# WHAT THE EXERCISE ASKS:
Find the lines holding the string "chart" in the data, then copy all of them.

------------------------------------------------

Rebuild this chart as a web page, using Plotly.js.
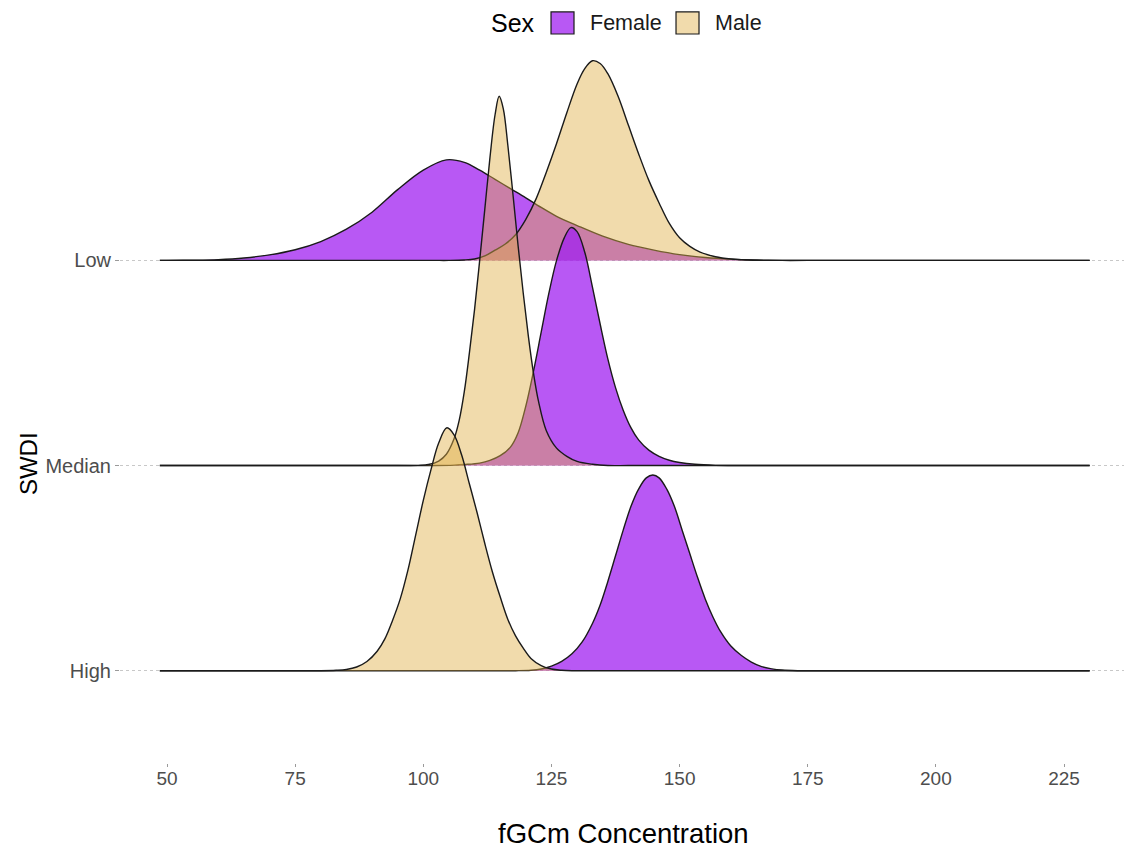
<!DOCTYPE html>
<html>
<head>
<meta charset="utf-8">
<script src="https://cdn.plot.ly/plotly-3.0.1.min.js"></script>
<style>html,body{margin:0;padding:0;background:#fff;}#chart{width:1124px;height:848px;}</style>
</head>
<body>
<div id="chart"></div>
<script>
// Ridge categories (bottom to top) and tick labels
const ridgeLevels = ['High', 'Median', 'Low'];
const sexes = ['Female', 'Male'];
const xTickVals = [50, 75, 100, 125, 150, 175, 200, 225];

// Density heights (x = fGCm concentration, h = ridge height in row units)
const lowFemaleX = [48.6, 50, 55, 60, 65, 70, 75, 80, 85, 90, 95, 100, 104.5, 108, 111, 114, 117, 120, 123, 126, 130, 135, 140, 145, 150, 155, 160, 165, 170, 175, 185, 230];
const lowFemaleH = [0, 0, 0.001, 0.004, 0.012, 0.027, 0.052, 0.092, 0.152, 0.235, 0.345, 0.44, 0.49, 0.478, 0.44, 0.395, 0.35, 0.305, 0.258, 0.215, 0.17, 0.118, 0.078, 0.05, 0.028, 0.014, 0.006, 0.002, 0, 0, 0, 0];

const lowMaleX = [48.6, 95, 102, 105, 108, 110, 112, 114, 116, 118, 120, 122, 124, 126, 128, 130, 131.5, 133, 134.5, 136, 138, 140, 142, 144, 146, 148, 150, 152, 154, 157, 160, 163, 167, 172, 180, 230];
const lowMaleH = [0, 0, 0, 0, 0.002, 0.007, 0.022, 0.05, 0.08, 0.125, 0.2, 0.3, 0.43, 0.57, 0.72, 0.86, 0.935, 0.973, 0.96, 0.91, 0.8, 0.66, 0.52, 0.39, 0.28, 0.18, 0.11, 0.068, 0.04, 0.018, 0.007, 0.002, 0, 0, 0, 0];

const medianFemaleX = [48.6, 95, 102, 106, 108, 111, 113, 115, 117, 118.5, 120, 121.5, 123, 124.5, 126, 127.5, 128.8, 130, 131.5, 133, 134.5, 136, 137.5, 139, 140.5, 142, 144, 146, 148, 150, 153, 157, 160, 165, 175, 230];
const medianFemaleH = [0, 0, 0, 0.002, 0.005, 0.012, 0.025, 0.048, 0.09, 0.16, 0.29, 0.46, 0.65, 0.84, 1.0, 1.11, 1.16, 1.14, 1.04, 0.87, 0.69, 0.52, 0.38, 0.27, 0.185, 0.125, 0.075, 0.045, 0.026, 0.015, 0.006, 0.001, 0, 0, 0, 0];

const medianMaleX = [48.6, 90, 96, 99, 101, 103, 104.5, 106, 107, 108, 109, 110, 111, 112, 113, 114, 114.8, 115.6, 116.5, 117.5, 118.5, 119.5, 120.5, 121.5, 122.5, 124, 126, 128, 130, 133, 136, 140, 150, 230];
const medianMaleH = [0, 0, 0, 0.001, 0.005, 0.022, 0.055, 0.13, 0.22, 0.36, 0.55, 0.76, 1.0, 1.25, 1.5, 1.71, 1.80, 1.74, 1.56, 1.32, 1.07, 0.84, 0.63, 0.45, 0.31, 0.17, 0.085, 0.045, 0.02, 0.006, 0, 0, 0, 0];

const highFemaleX = [48.6, 105, 113, 118, 121, 123, 125, 127, 129, 131, 133, 134.5, 136, 137.5, 139, 140.5, 142, 143.5, 144.8, 146, 147.5, 149, 150.5, 152, 153.5, 155, 156.5, 158, 160, 162, 164, 166, 168, 170, 173, 178, 190, 230];
const highFemaleH = [0, 0, 0, 0, 0.002, 0.008, 0.022, 0.045, 0.082, 0.14, 0.23, 0.32, 0.435, 0.56, 0.685, 0.8, 0.885, 0.94, 0.954, 0.94, 0.885, 0.8, 0.685, 0.57, 0.455, 0.35, 0.262, 0.19, 0.12, 0.075, 0.042, 0.02, 0.009, 0.003, 0, 0, 0, 0];

const highMaleX = [48.6, 70, 77, 80, 83, 85, 87, 89, 91, 92.5, 94, 95.5, 97, 98.5, 100, 101.5, 103, 104.6, 106, 107.5, 109, 110.5, 112, 113.5, 115, 116.5, 118, 119.5, 121, 123, 125, 127, 129, 133, 140, 230];
const highMaleH = [0, 0, 0, 0, 0.002, 0.006, 0.018, 0.045, 0.095, 0.155, 0.245, 0.35, 0.49, 0.66, 0.83, 0.98, 1.11, 1.184, 1.15, 1.05, 0.91, 0.77, 0.62, 0.48, 0.36, 0.25, 0.17, 0.11, 0.06, 0.025, 0.008, 0.002, 0, 0, 0, 0];

const curves = {
  Low:    {Female: [lowFemaleX, lowFemaleH],       Male: [lowMaleX, lowMaleH]},
  Median: {Female: [medianFemaleX, medianFemaleH], Male: [medianMaleX, medianMaleH]},
  High:   {Female: [highFemaleX, highFemaleH],     Male: [highMaleX, highMaleH]}
};

const fillColors = {Female: 'rgba(160,32,240,0.75)', Male: 'rgba(225,175,70,0.45)'};
const lineColor = '#1a1a1a';

// draw back (Low) to front (High); Female then Male in each ridge
const traces = [];
['Low', 'Median', 'High'].forEach(level => {
  const base = ridgeLevels.indexOf(level) + 1;
  sexes.forEach(sex => {
    const xs = curves[level][sex][0];
    const hs = curves[level][sex][1];
    traces.push({
      type: 'scatter', mode: 'lines',
      x: xs, y: hs.map(h => base + h),
      fill: 'toself', fillcolor: fillColors[sex],
      line: {color: lineColor, width: 1.4, shape: 'spline', smoothing: 1},
      name: sex, showlegend: false, hoverinfo: 'skip'
    });
  });
});

// legend drawn as shapes + annotations (square keys like ggplot)
const legendKeys = [
  {label: 'Female', x0: 0.4293, x1: 0.4522, tx: 0.4661},
  {label: 'Male',   x0: 0.5538, x1: 0.5767, tx: 0.5906}
];
const shapes = legendKeys.map(k => ({
  type: 'rect', xref: 'paper', yref: 'paper',
  x0: k.x0, x1: k.x1, y0: 1.0153, y1: 1.0460,
  fillcolor: fillColors[k.label], line: {color: lineColor, width: 1.2}
}));
const annotations = [
  {text: 'Sex', xref: 'paper', yref: 'paper', x: 0.3914, y: 1.0306, xanchor: 'center', yanchor: 'middle',
   showarrow: false, font: {size: 25, color: '#000'}},
  {text: 'fGCm Concentration', xref: 'paper', yref: 'paper', x: 0.501, y: -0.0975, xanchor: 'center', yanchor: 'middle',
   showarrow: false, font: {size: 27.5, color: '#000'}},
  {text: 'SWDI', xref: 'paper', yref: 'paper', x: -0.0916, y: 0.4164, xanchor: 'center', yanchor: 'middle',
   textangle: -90, showarrow: false, font: {size: 24, color: '#000'}}
].concat(legendKeys.map(k => ({
  text: k.label, xref: 'paper', yref: 'paper', x: k.tx, y: 1.0306, xanchor: 'left', yanchor: 'middle',
  showarrow: false, font: {size: 21.5, color: '#1a1a1a'}
})));

const layout = {
  width: 1124, height: 848,
  paper_bgcolor: '#ffffff', plot_bgcolor: '#ffffff',
  font: {family: 'Liberation Sans, Arial, sans-serif', color: '#000'},
  margin: {l: 120, r: 0, t: 45, b: 85},
  showlegend: false,
  shapes: shapes,
  annotations: annotations,
  xaxis: {
    range: [40.83, 236.70],
    tickvals: xTickVals,
    ticks: 'outside', ticklen: 3, tickcolor: '#9a9a9a', tickwidth: 1,
    ticklabelstandoff: -5,
    tickfont: {size: 19, color: '#4d4d4d'},
    showgrid: false, zeroline: false, showline: false
  },
  yaxis: {
    range: [0.55, 4.05],
    tickvals: [1, 2, 3], ticktext: ridgeLevels,
    ticks: 'outside', ticklen: 4, tickcolor: '#9a9a9a', tickwidth: 1,
    tickfont: {size: 20, color: '#4d4d4d'},
    showgrid: true, gridcolor: '#c8c8c8', griddash: 'dot', gridwidth: 1,
    zeroline: false, showline: false
  }
};

Plotly.newPlot('chart', traces, layout, {displayModeBar: false, staticPlot: true});
</script>
</body>
</html>
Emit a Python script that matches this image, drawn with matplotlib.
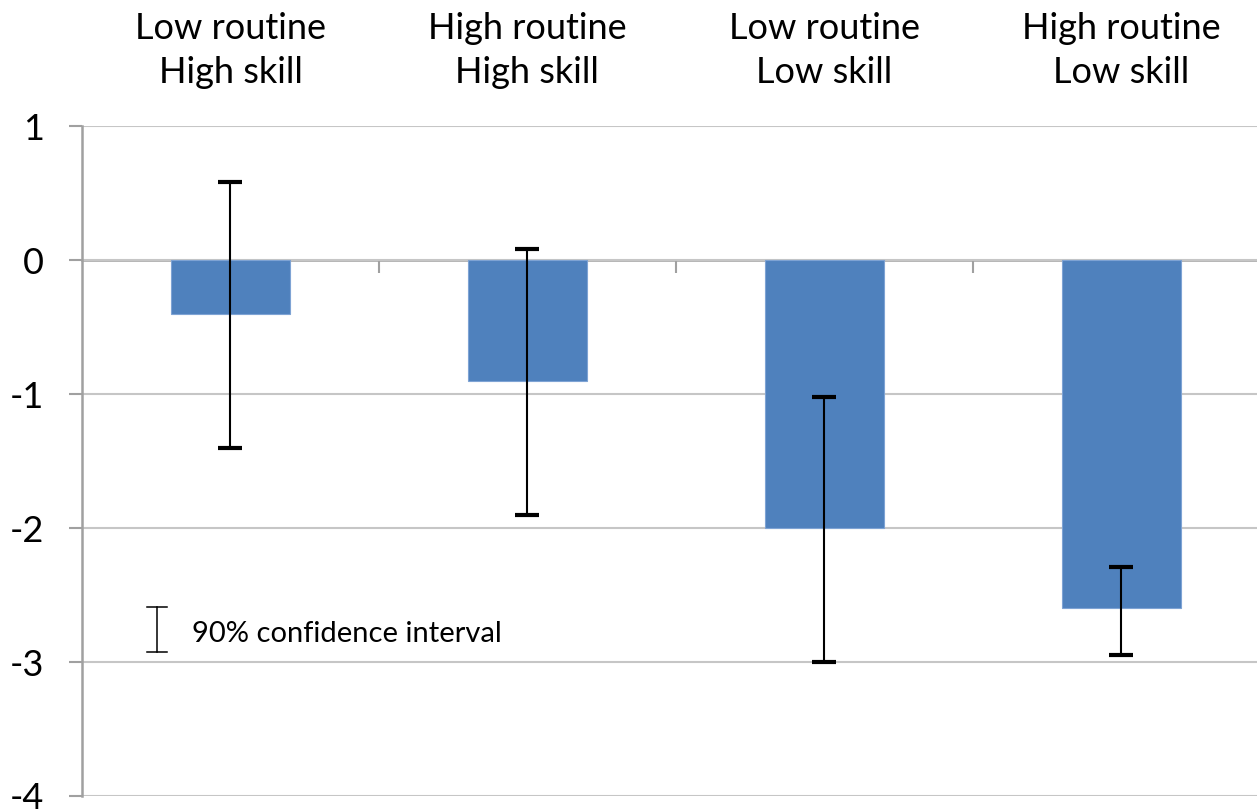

------------------------------------------------

# ANSWER:
Rebuild this chart as a web page, using Plotly.js.
<style>html,body{margin:0;padding:0;background:#fff;}#chart{width:1124px;height:848px;}</style>
<div id="chart"></div>
Plotly.newPlot('chart', traces, layout, {displayModeBar: false, staticPlot: true});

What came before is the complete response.